The United States grants asylum privileges based on one’s suffering or persecution due to, race, religion, nationality, membership in a particular social group, or political opinion.
According to UNHCR’s Asylum Trends 2014 review, Germany is the largest single asylum recipient country among the 44 industrialised countries. It registered 173,100 new asylum applications in the year of 2014. And with an estimation of 121,200 asylum seeker applications, the United State became the second largest country among the 44 industrialised nations. With 87,800 by Turkey, 75,100 by Sweden and 63, 700 by Italy the nations were followed by consecutively. The top five receiving countries together accounted for six out of ten new asylum claims submitted in the 44 industrialized countries.

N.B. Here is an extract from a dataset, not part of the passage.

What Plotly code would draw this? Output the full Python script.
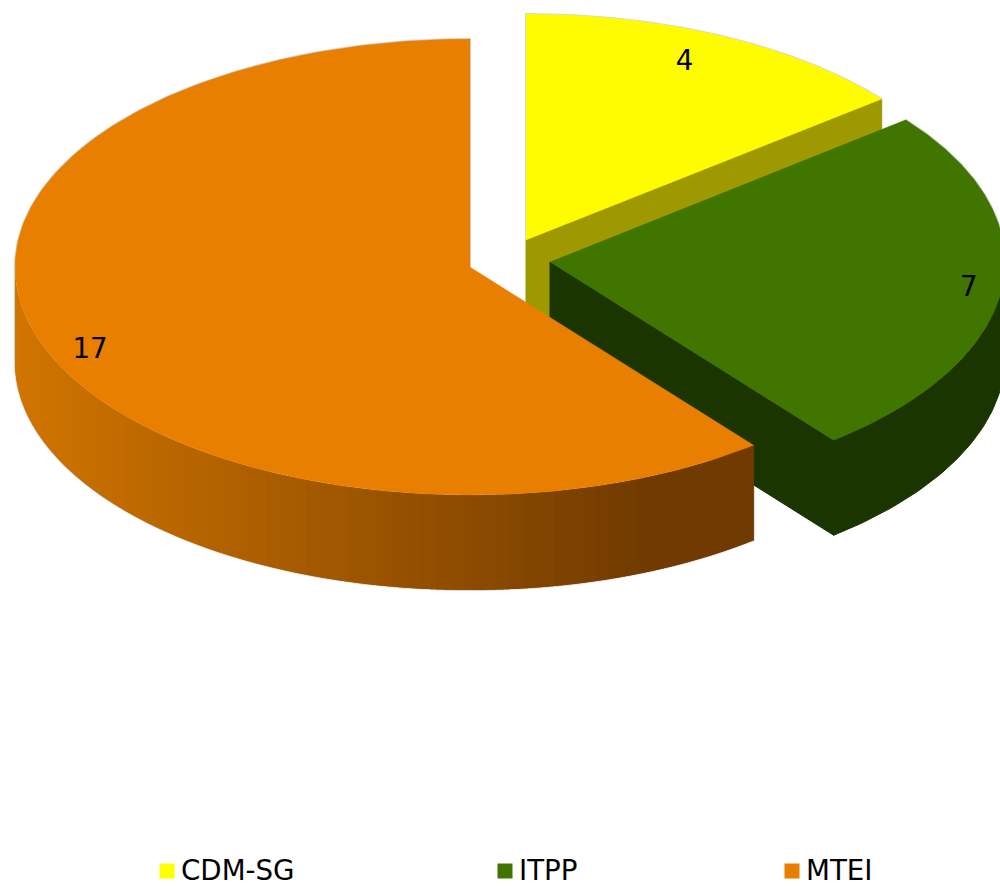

However, the number of Bangladeshi asylum seekers in 44 industrialized nations increased to 12,805 in 2014 from 9342 in 2013, placing the country in the 17th position in the rank. Asylum applications in European nations increased from 8,239 in 2013 to 10,713 in 2014, moving the country up to 16th place on the list. However, a national daily reports citing the UNHCR review that, 160,737 people sought asylum in five years due to repressive political culture, and violation of basic civil and political rights.
16,550 Stateless individuals submitted for asylum claims. Additionally, more than half of the 40 nations included are a majority of Muslims. The top five countries from which asylum seekers came to the 44 industrialized nations in 2014 were the Syrian Arab Republic, Iraq, Afghanistan, Serbia and Kosovo, and Eritrea.
Coming back to The Terminal, when Dixon decided to let Viktor go, he talked about the rationale behind it to his colleague, “Catch and release. It’s simple. Sometimes you land a small fish. You unhook him and place him back in the water. You set him free so that somebody else can have the pleasure of catching him.” Here in the real world, the people who are victims of legal predicaments are the playthings of the law enforcers. Only hands change over time while sufferers remain the same.